Ce 26 octobre 2022, la commission de la culture du Sénat a organisé une table ronde sur le bilan de la loi anti-piratage de 2021, entrée en vigueur en début d’année. L’ARCOM a présenté un bilan chiffré très encourageant, mais les ayant-droits appellent à trouver une solution face aux contournements possibles (IPTV, VPN…).
Un bilan très positif, mais des progrès sont encore à faire. Voilà, en résumé, la teneur du bilan de la loi relative à la protection de l’accès aux œuvres culturelles (dite « anti-piratage »), adoptée en 2021 et entrée en vigueur le 1er janvier 2022.
Au lendemain de la publication d’un bilan chiffré par l’ARCOM, le 25 octobre 2022, la commission de la culture du Sénat a organisé une table ronde centrée sur le streaming sportif, réunissant des représentants de chaînes sportives, des télécoms et de la Ligue de football professionnel (LFP).
« Tout le monde est concerné […] le piratage, ce sont des milliards d’euros qui échappent à tout contrôle », a rappelé Mathieu Ficot, directeur général adjoint de la LFP.

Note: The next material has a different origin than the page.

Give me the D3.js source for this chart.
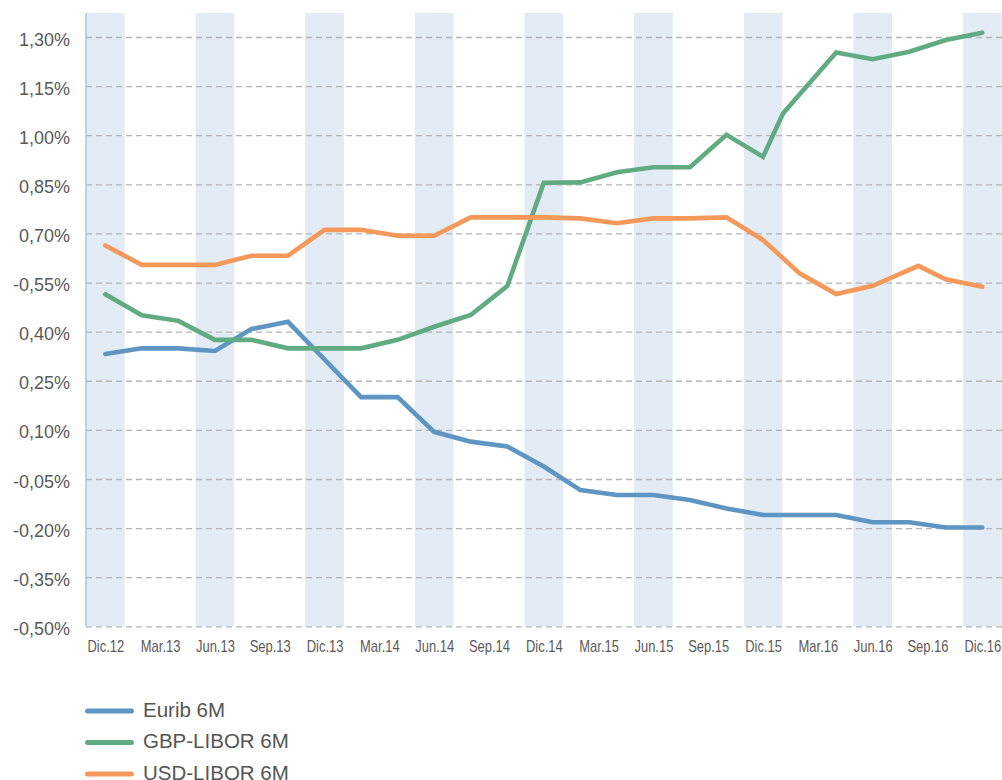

Le blocage dynamique auprès des FAI, obtenu pour la durée d’une compétition et s’étendant automatiquement à tout nouveau site la diffusant illégalement, a prouvé son efficacité : l’ARCOM peut se targuer de 800 sites bloqués, et d’une baisse du piratage sportif de 47 % entre 2021 et 2022.
De quoi satisfaire les diffuseurs et les ayants-droits, d’autant que « près de 15 % des utilisateurs qui font face à un blocage d’un site pirate se tournent vers l’offre légale », selon Denis Rapone, membre du collège de l’ARCOM (et ultime président de la HADOPI avant sa fusion avec le CSA dans cette nouvelle autorité).
Pour autant, les diffuseurs ont souligné que, si cette méthode était efficace, elle poussait de nombreux internautes vers des techniques de piratage plus élaborées, par exemple le recours à un VPN (ou, plus artisanal, à des diffusions en direct sur des réseaux sociaux) pour contourner le blocage DNS, ou à la souscription d’abonnement IPTV illégaux, donnant accès, pour quelques euros et en toute illégalité, à une myriade de chaînes sportives.
Le président de Canal+, Maxime Saada, témoigne ainsi que « 9 % des internautes utilisent l’IPTV », et que certains fournisseurs ont vu leur nombre d’abonnements quadrupler depuis l’entrée en vigueur de la loi anti-piratage, « passant de 50.000 à 200.000 utilisateurs en quelques mois ».
Pour faire face à ces contournements, la secrétaire générale adjointe de beIN media group, Caroline Guenneteau, a plaidé pour un « blocage IP » à la place d’un blocage DNS. Il permettrait de bloquer les sites pirates « à la source », et empêche tout contournement par un VPN. Il est utilisé avec succès au Royaume-Uni, en l’Italie, et au Portugal.
Du coté des opérateurs télécoms (historiquement très réticents à mettre en place le blocage DNS), le ton est bien évidemment différent. Les FAI réclament un partage des frais pour lutter contre le piratage et assurer l’automatisation du blocage des pages.
Le système actuel est « précaire », et doit être « industrialisé », selon Liza Belullo, présidente de la Fédération française des télécoms (FFT). Elle s’est par ailleurs montrée très sceptique sur l’utilisation du blocage IP, qu’elle juge potentiellement responsable de « surblocage », en l’occurrence du blocage d’un site légal.
Elle a ajouté que les FAI avaient pour mission de « fluidifier » l’accès à Internet, et pas « le bloquer », une position assez attendue, qui rappelle le manque criant d’envie des opérateurs télécoms à soutenir la lutte contre le piratage si la loi ne les y oblige pas. Et Liza Belullo ne mentionne bien entendu pas que le principal frein au blocage IP est bien son coût pour les opérateurs.